The Feminine and the Folkloresque

deadline for submissions: 
February 28, 2025
full name / name of organization: 
Caitlyn Harris and Dr. Christopher Flavin
contact email: 

In a significant portion of feminist criticism in its populist interpretation, there is an ongoing sense of wanting to shape feminine characters from legends, folklore, and history into models for a kind of feminism and perceived empowerment more closely associated with twenty-first-century understandings of the feminine than those directly connected to social, historical, or cultural sources. This backcasting and interpretation changes these characters into ones that would better suit a modern set of beliefs through syncretism and the creation not of folkloric or cultural beliefs but of a folkloresque sense of the subject. The ideologic system this process creates replaces or effaces the original, in many cases with a postmodern simulacrum, which develops its own associative matrix and becomes a self-perpetuating set of ideologies and beliefs divorced from the original.

 

This collection would like to challenge this backcasting and territorialization, bringing forth feminine characters that have much to say in their own right, in their own texts, even if they seem to oppose the modern constructions that have developed around them.
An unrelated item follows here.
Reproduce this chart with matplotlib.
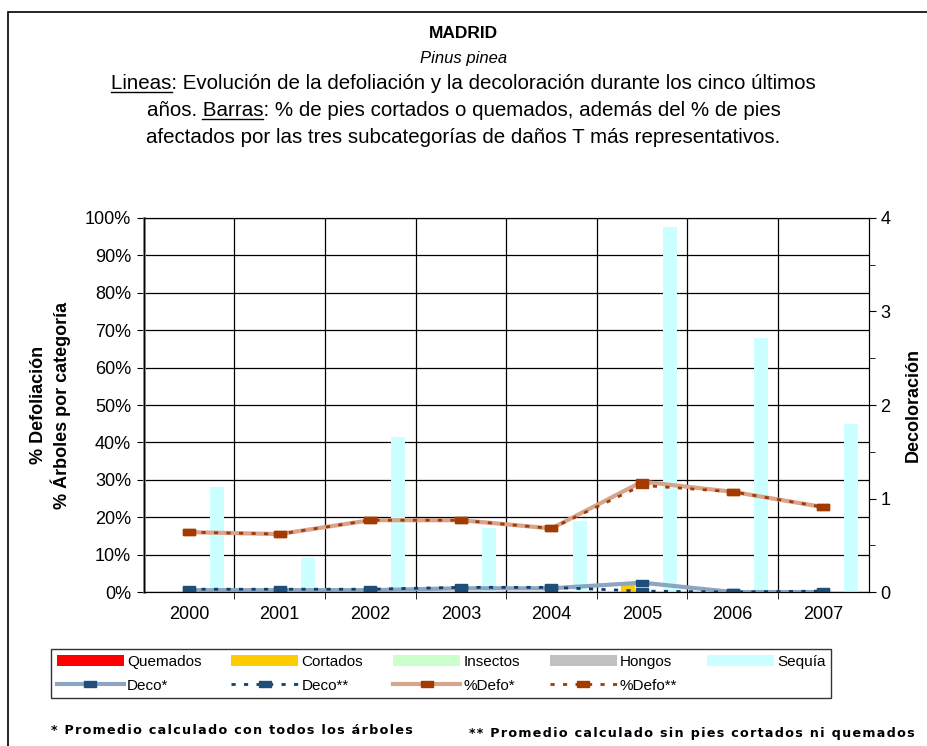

The editors would like to invite contributions to discuss the role of the feminine in history, folklore, culture, and media, as they are presented in the original texts or cultures and dialogic essays examining the impact of modern feminism on audience interpretations of these texts. Focusing on the texts themselves rather than modern interpretations, this collection hopes to reveal a different cadence to these women who have their own stories to tell. 

 

The editors are seeking chapter proposals (250-300 words, along with a brief biographical note) focused on the feminine–including its impact on masculinity–in historical, cultural, or folkloric contexts. Possible topics include, but are not limited to:

 

Indigenous femininities and the folkloresque

Feminine Textual Identities Outside of Western Europe

The Feminine, the Masculine, and the Folkloresque

Please submit inquiries as well as proposals to Caitlyn Harris (harri175@nsuok.edu) and/or Christopher Flavin (flavin@nsuok.edu) no later than February 28, 2025. Contributors will be contacted by March 28, 2025 with the goal of completed chapters of 5,000-7,000 words being submitted on or before September 15, 2025 in order to publish the collection in 2026.